Most of us have grown up using the words interchangeably. Sometimes some supercilious adult would correct us by asking "do you really need this, or do you just want it?" I want to make a clear break between those two concepts---linguistically, and practically. Ultimately, we are a culture of want that has been coaxed into a culture of need. I want to posit that feelings of need bring out the worst in human beings, whereas want built this great country. I don't want anyone flippantly responding to this with the thought that I hate needy people, so let's explore the two concepts thoroughly to see why we need to return to more wanting, and less needing.

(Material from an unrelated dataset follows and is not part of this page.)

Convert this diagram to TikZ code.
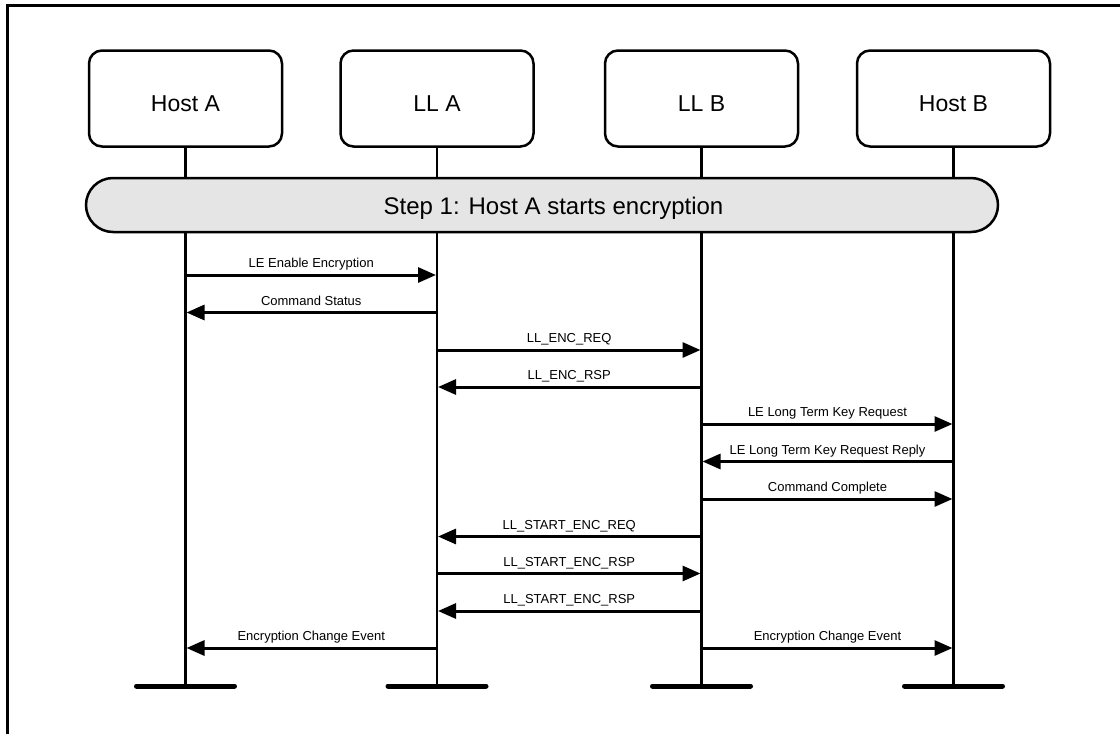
\documentclass[tikz,border=0pt]{standalone}
\usepackage{fontspec}
\setmainfont{Liberation Sans}
\usetikzlibrary{arrows.meta,calc}
\tikzset{
  entity/.style={draw, line width=2.5pt, rounded corners=13pt, minimum width=193pt, minimum height=96pt, inner sep=0pt, font=\fontsize{23}{26}\selectfont, text height=25.4pt, text depth=0pt, fill=white},
  stepbox/.style={draw, line width=2.5pt, rounded corners=27pt, minimum width=912pt, minimum height=54pt, inner sep=0pt, fill=black!10},
  steptext/.style={inner sep=0pt, font=\fontsize{24}{28}\selectfont, text height=19.2pt, text depth=0pt},
  lifeline/.style={line width=2.5pt},
  endbar/.style={line width=5pt, line cap=round},
  msg/.style={line width=3pt, -{Triangle[length=18pt,width=15pt]}, shorten >=1pt},
  msglabel/.style={anchor=base, yshift=7.5pt, inner sep=0pt, font=\fontsize{13}{15}\selectfont},
  frameline/.style={line width=3pt}
}
\newcommand{\seqmsg}[4]{%
  \draw[msg] (#1 |- 0,#3) -- (#2 |- 0,#3) node[msglabel, pos=0.5] {#4};}
\begin{document}
\begin{tikzpicture}[x=1pt,y=-1pt]
\useasboundingbox (0,0) rectangle (1120,734);
% frame
\coordinate (fbl) at (7.5,734);
\coordinate (ftl) at (7.5,5);
\coordinate (ftr) at (1120,5);
\draw[frameline] (fbl) -- (ftl) -- (ftr);
% entities
\node[entity] (hA) at (185.5,98.5) {Host A};
\node[entity] (lA) at (437,98.5) {LL A};
\node[entity] (lB) at (701.5,98.5) {LL B};
\node[entity] (hB) at (953.5,98.5) {Host B};
% lifeline ends
\coordinate (hAe) at (185.5,686);
\coordinate (lAe) at (437,686);
\coordinate (lBe) at (701.5,686);
\coordinate (hBe) at (953.5,686);
\foreach \n in {hA,lA,lB,hB}{
  \draw[lifeline] (\n.south) -- (\n e);
  \draw[endbar] ($(\n e)+(-49,0)$) -- ($(\n e)+(49,0)$);
}
% step box
\node[stepbox] (step) at (542,205) {};
\node[steptext] (steplabel) at (553.5,205) {Step 1: Host A starts encryption};
% messages
\seqmsg{hA}{lA}{275}{LE Enable Encryption}
\seqmsg{lA}{hA}{312.5}{Command Status}
\seqmsg{lA}{lB}{350}{LL\_ENC\_REQ}
\seqmsg{lB}{lA}{387}{LL\_ENC\_RSP}
\seqmsg{lB}{hB}{424}{LE Long Term Key Request}
\seqmsg{hB}{lB}{461.5}{LE Long Term Key Request Reply}
\seqmsg{lB}{hB}{499}{Command Complete}
\seqmsg{lB}{lA}{536.5}{LL\_START\_ENC\_REQ}
\seqmsg{lA}{lB}{573.5}{LL\_START\_ENC\_RSP}
\seqmsg{lB}{lA}{611}{LL\_START\_ENC\_RSP}
\seqmsg{lA}{hA}{648}{Encryption Change Event}
\seqmsg{lB}{hB}{648}{Encryption Change Event}
\end{tikzpicture}
\end{document}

Need invokes the most animalistic instincts in us, and when survival is at stake no one cares about principle. In Freudian terms: if your Id senses a terrible lacking, your ego will tend to override your superego significantly. For this reason, a prerequisite to communism is always poverty. The masses, when distraught, cling to dictators that promise complete salvation, no matter how unrealistic. This progression from panic to dictatorial communism is so predictable, that every wannabe tyrant over the last 200 years has induced the panic with the promise of "people's communism." Stalin starved an entire country (Ukraine) by literally stealing its wheat over the course of several years, Che Guevera in Cuba and Mao in China both massacred millions of people to achieve a "People's Republic."
A satisfied mouse won't go for the cheese in the trap; it can wait a little until the situation doesn't look as dire. Communism feeds on need though, and always comes into power after dire situations. It uses the excuse of saving people in need to rob those people of their liberties only to ensure its own continuity at the expense of those impoverished people. Honestly, does a regime that can only survive if the people are miserable have any interest in making the people happy?
The fair world runs on want, or what Liberals and Communists call greed. When you want something, and no one (including the Government) promises to give it to you, you find a way to get it. In this way, wealth is literally generated out of thin air. The mouse that wants the cheese will learn to dance for it, and who wouldn't feed a dancing mouse? Both parties gain something from the transaction, so I beg you to tell me which was the greedy one.
Now, want is limited, as only God can limit something like this fairly, by the biblical concept of "thou shall not covet thy neighbor." Most Jewish theologians (I speak only on their behalf because of my educational background) argue that jealousy which spurs you to better yourself and work for what someone else has is a good jealousy. The only wrong to speak of in this context is a jealousy that makes you take forcibly that which belongs to your neighbor. In layman's terms, this fine line defined by human instinct and morality, is capitalism.
Society flourishes when everyone is jealous of the guy with money, and comes up with innovative products to trade for bits of it. If you're really good and come up with a successful corporation, he may invest all of it in you. Wanting is only bad when it makes you forcibly take what is not yours, namely, when it becomes need. And yet, the capitalistic system of "want" is far and away the "most productive supplier of human needs." (Sharon Statement)
See, you can have your cake and eat it too, but only if you've earned it. And because you wanted it, you've paid for and fulfilled the needs of the baker, the flour grinder, the oven manufacturer, the floor sweeper in the back of the pastry shop...you get the idea.
TT: Almanac
1 hour ago

Absolutely. This is well in line with the principle every government and world organization and revolutionary knows so well--it is virtually impossible to get rurual populations who are self-sustaining through their farming to riot (starving rural masses with failed crops are another story). By contrast, it is increasingly easy to ignite a powder keg the further the population is from self-sufficiency. Overcrowded cities full of impoverished people who do not know from where they are getting their next meal are easily swayed. This is why government after government will freeze the price of wheat, for example, in favor of the cities over the country. One population is dangerous; the other population--even poor,but fed--is far less so.